COLLEDGE, Preston D. and EMERMAN, Steven H., Department of Earth Science, Utah Valley University, 800 West University Parkway, Orem, UT 84058, pcolledge22@hotmail.com

A rock unit known only as “Conglomerate No. 1” and believed to be Paleocene to Eocene in age is exposed throughout the Wasatch Range in Utah between Salt Lake City and the Uinta Mountains. The conglomerate includes clasts of Precambrian quartzite and Paleozoic limestone as well as clasts of the Archean - early Proterozoic Farmington Canyon Complex. The conglomerate probably predates the rise of the Wasatch Range as it does not include characteristic Wasatch Range rocks such as granite from the Cottonwood stock.
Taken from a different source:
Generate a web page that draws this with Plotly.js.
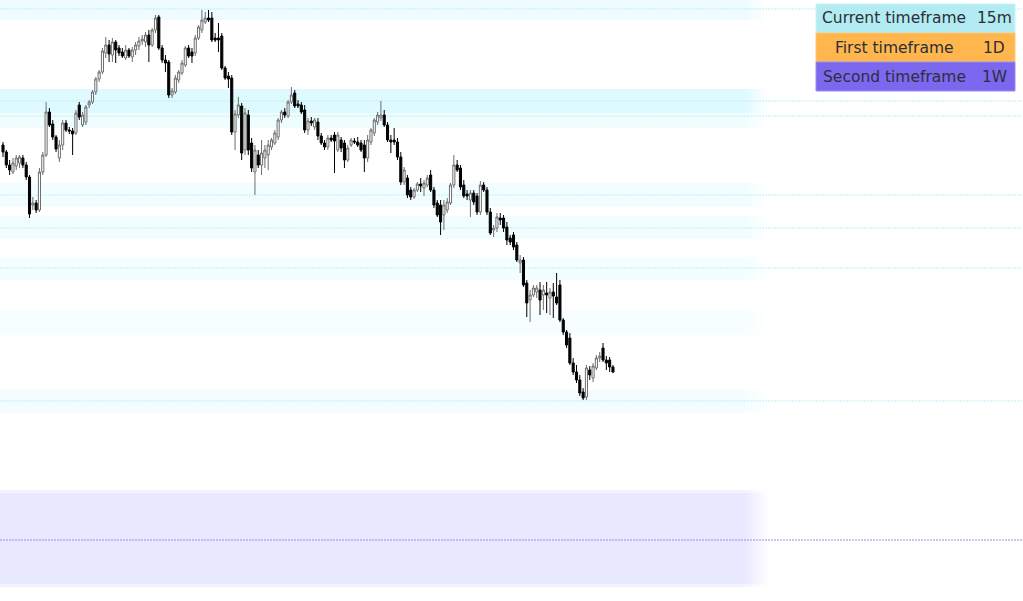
<!DOCTYPE html>
<html>
<head>
<meta charset="utf-8">
<script src="https://cdn.plot.ly/plotly-3.0.1.min.js"></script>
<style>html,body{margin:0;padding:0;background:#fff;}#chart{width:1023px;height:601px;}</style>
</head>
<body>
<div id="chart"></div>
<script>
// ---- candle data (15m bars) ----
const openP = [
455,448,435,428,434,437,442,435,423,395,
397,390,428,445,488,476,463,442,455,477,
470,469,467,495,475,478,495,498,508,521,
528,547,555,545,558,552,548,542,550,543,
550,554,559,558,565,555,570,583,552,540,
538,505,508,520,527,535,552,548,547,562,
570,578,582,582,562,562,564,532,524,522,
468,485,494,450,485,457,428,445,435,442,
445,453,457,463,480,488,484,498,507,496,
495,490,470,479,473,478,464,457,453,462,
465,450,460,457,440,455,459,458,457,455,
442,458,467,478,482,485,475,460,460,458,
443,418,422,410,403,410,416,412,415,425,
410,397,395,385,390,397,415,435,432,415,
406,400,407,404,388,415,410,388,370,372,
382,382,373,362,365,355,337,340,317,300,
305,308,310,305,307,302,308,303,315,280,
268,262,237,228,220,208,203,230,222,232,
242,252,240,240,233];
const highP = [
458,450,440,442,445,445,445,438,425,403,
400,432,448,498,492,480,465,460,480,480,
473,472,490,498,488,495,500,510,523,530,
552,563,560,562,560,555,552,555,552,553,
558,563,565,568,570,572,585,585,555,545,
540,512,525,530,540,554,555,552,565,575,
590,588,590,588,567,577,567,534,528,525,
490,503,497,492,490,462,455,450,460,455,
460,462,470,482,490,492,500,513,510,500,
498,495,482,483,482,482,467,460,465,465,
468,468,463,460,455,462,462,463,460,460,
465,472,482,488,499,490,478,465,472,462,
448,433,425,413,412,418,422,420,425,430,
413,400,400,400,402,417,445,440,435,420,
410,410,410,407,419,418,413,392,375,387,
387,385,378,365,368,358,345,343,320,310,
315,315,318,315,318,312,317,327,320,282,
270,267,242,235,225,212,235,234,237,245,
248,257,244,243,235];
const lowP = [
443,432,425,426,430,432,432,420,382,390,
387,388,425,443,473,460,448,438,450,468,
466,445,465,480,473,475,492,496,505,518,
526,542,538,538,537,544,542,540,542,538,
545,550,555,553,538,553,567,550,537,528,
502,502,506,517,525,533,542,537,544,560,
567,576,578,558,558,548,530,520,512,465,
450,482,440,445,445,428,405,432,425,432,
430,450,455,460,477,482,482,496,492,492,
486,467,465,474,470,460,455,450,450,458,
427,448,448,432,438,453,456,453,448,428,
438,455,464,475,479,473,458,447,455,440,
415,415,402,400,401,408,408,404,413,408,
392,383,365,370,387,395,412,428,410,402,
400,383,395,385,385,408,385,365,363,368,
375,368,355,355,350,338,327,313,283,278,
303,302,285,290,287,285,282,295,278,265,
252,235,225,217,204,200,200,220,218,230,
238,238,230,228,227];
const closeP = [
448,435,430,437,442,443,435,423,386,397,
390,428,445,488,475,463,451,455,477,470,
469,466,487,483,485,493,498,508,521,528,
549,555,546,558,550,547,544,550,544,550,
555,559,561,565,555,570,582,552,540,537,
505,509,522,528,537,552,544,544,562,573,
580,582,580,560,560,560,532,522,521,468,
486,495,447,487,450,432,450,435,447,450,
455,460,467,480,488,485,498,505,494,494,
488,470,479,477,480,464,457,453,462,460,
459,465,452,440,452,460,458,455,450,442,
460,470,480,485,485,475,460,458,458,443,
418,430,405,403,410,416,414,417,422,410,
395,385,378,395,398,415,435,430,413,404,
404,407,398,388,415,410,388,367,372,383,
380,372,360,358,353,340,340,315,297,305,
312,312,300,310,305,308,304,297,280,268,
255,237,228,220,207,202,232,225,234,242,
244,240,237,233,228];

// ---- zones (price levels) ----
const zoneLow   = [580, 487, 472, 393, 361, 320, 265, 187];
const zoneHigh  = [602, 511, 487, 417, 384, 343, 290, 210];
const zoneLevel = [591, 499, 484, 405, 372, 332, null, 199];
const zoneFill  = ['rgb(238,252,255)','rgb(222,250,255)','rgb(240,253,255)','rgb(242,253,255)',
                   'rgb(242,253,255)','rgb(243,254,255)','rgb(247,254,255)','rgb(243,253,255)'];
const htfLow = 13, htfHigh = 110, htfLevel = 60;

// ---- info table ----
const tableLabels = ['Current timeframe', 'First timeframe', 'Second timeframe'];
const tableValues = ['15m', '1D', '1W'];
const tableColors = ['#b2ebf2', '#ffb74d', '#7b68ee'];
const tableBorders = ['#c9f3f8', '#ffc877', '#9a8cf5'];

const W = 1023, H = 601;
const px = v => v / W;
const py = v => 1 - v / H;

const xIdx = openP.map((_, i) => i);

const shapes = [];
function band(y0, y1, color, layerOpacity) {
  const coreEnd = 745, fadeEnd = 768, steps = 6;
  shapes.push({type:'rect', xref:'paper', yref:'y', x0:0, x1:px(coreEnd), y0:y0, y1:y1,
    fillcolor:color, opacity:layerOpacity, line:{width:0}, layer:'below'});
  for (let s = 0; s < steps; s++) {
    const a = coreEnd + (fadeEnd - coreEnd) * s / steps;
    const b = coreEnd + (fadeEnd - coreEnd) * (s + 1) / steps;
    shapes.push({type:'rect', xref:'paper', yref:'y', x0:px(a), x1:px(b), y0:y0, y1:y1,
      fillcolor:color, opacity:layerOpacity * (1 - (s + 0.5) / steps), line:{width:0}, layer:'below'});
  }
}
for (let i = 0; i < zoneLow.length; i++) band(zoneLow[i], zoneHigh[i], zoneFill[i], 1);
band(htfLow + 3, htfHigh - 3, 'rgb(232,232,255)', 1);
band(htfLow, htfLow + 3, 'rgb(232,232,255)', 0.5);
band(htfHigh - 3, htfHigh, 'rgb(232,232,255)', 0.5);

for (let i = 0; i < zoneLevel.length; i++) {
  if (zoneLevel[i] === null) continue;
  shapes.push({type:'line', xref:'paper', yref:'y', x0:0, x1:1, y0:zoneLevel[i], y1:zoneLevel[i],
    line:{color:'rgb(190,238,247)', width:1, dash:'2px,1px'}, layer:'below'});
}
shapes.push({type:'line', xref:'paper', yref:'y', x0:0, x1:1, y0:htfLevel, y1:htfLevel,
  line:{color:'rgb(150,138,248)', width:1, dash:'2px,1px'}, layer:'below'});

const rowTop = [4, 33, 62], rowBot = [33, 62, 91];
const annotations = [];
for (let r = 0; r < tableLabels.length; r++) {
  shapes.push({type:'rect', xref:'paper', yref:'paper', x0:px(816), x1:px(1015), y0:py(rowBot[r]), y1:py(rowTop[r]),
    fillcolor:tableColors[r], line:{color:tableBorders[r], width:1}, layer:'above'});
  const yc = py((rowTop[r] + rowBot[r]) / 2);
  annotations.push({xref:'paper', yref:'paper', x:px(894), y:yc, text:tableLabels[r], showarrow:false,
    xanchor:'center', yanchor:'middle', font:{family:'DejaVu Sans', size:15.5, color:'#2e2e3a'}});
  annotations.push({xref:'paper', yref:'paper', x:px(994), y:yc, text:tableValues[r], showarrow:false,
    xanchor:'center', yanchor:'middle', font:{family:'DejaVu Sans', size:15.5, color:'#2e2e3a'}});
}

const trace = {
  type:'candlestick', x:xIdx, open:openP, high:highP, low:lowP, close:closeP,
  increasing:{line:{color:'#6e6e6e', width:1}, fillcolor:'#ffffff'},
  decreasing:{line:{color:'#000000', width:1}, fillcolor:'#000000'},
  whiskerwidth:0, hoverinfo:'skip'
};

const spacing = 3.315;
const x0 = -3 / spacing;
const layout = {
  width:W, height:H, margin:{l:0, r:0, t:0, b:0, pad:0},
  paper_bgcolor:'#ffffff', plot_bgcolor:'#ffffff', showlegend:false,
  boxgap:0.1,
  xaxis:{range:[x0, x0 + W / spacing], visible:false, rangeslider:{visible:false}, fixedrange:true},
  yaxis:{range:[-1, 600], visible:false, fixedrange:true},
  shapes:shapes, annotations:annotations
};
Plotly.newPlot('chart', [trace], layout, {displayModeBar:false, staticPlot:true});
</script>
</body>
</html>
The mystery of Conglomerate No. 1, besides the uncertainty in its age, is that the provenance of the clasts is completely unknown. It is not even known whether the conglomerate was deposited by streams flowing from the east or the west. The importance of the provenance of Conglomerate No. 1 is that it could help explain the origin of westward flowing rivers that cut the Wasatch Range such as Spanish Fork, Provo and Heber Rivers. One model for the origin of these rivers is that the ancestral rivers flowed eastward and that the rivers changed direction as the Wasatch Range rose and the Great Basin dropped. The objective of this study has been to obtain U-Pb ages for detrital zircons of Conglomerate No. 1 in order to determine the provenance of the conglomerate. Six samples were collected from the entire geographic range of Conglomerate No. 1. Detrital zircons were extracted and U-Pb dating was carried out on 100 detrital zircons from each sample at the University of Arizona. Ages ranged from 36 Ma to 3500 Ma. The minimum age suggests that Conglomerate No. 1 was deposited later than the late Eocene. The most prominent peak in U-Pb ages (28% of zircons) corresponds to the Grenville Orogeny (1000 – 1250 Ma) with the second most prominent peak (21% of zircons) corresponding to the Mazatzal Orogeny (1600 – 1800 Ma). The above prominent peaks suggest transport from the east. On the other hand, a small fraction of zircons (3%), all but one of which were extracted from one sample, gave U-Pb ages in the narrow range 152 – 163 Ma, which could correspond to a Jurassic island arc, suggesting the possibility of some transport from the west. Further analysis will be reported at the meeting.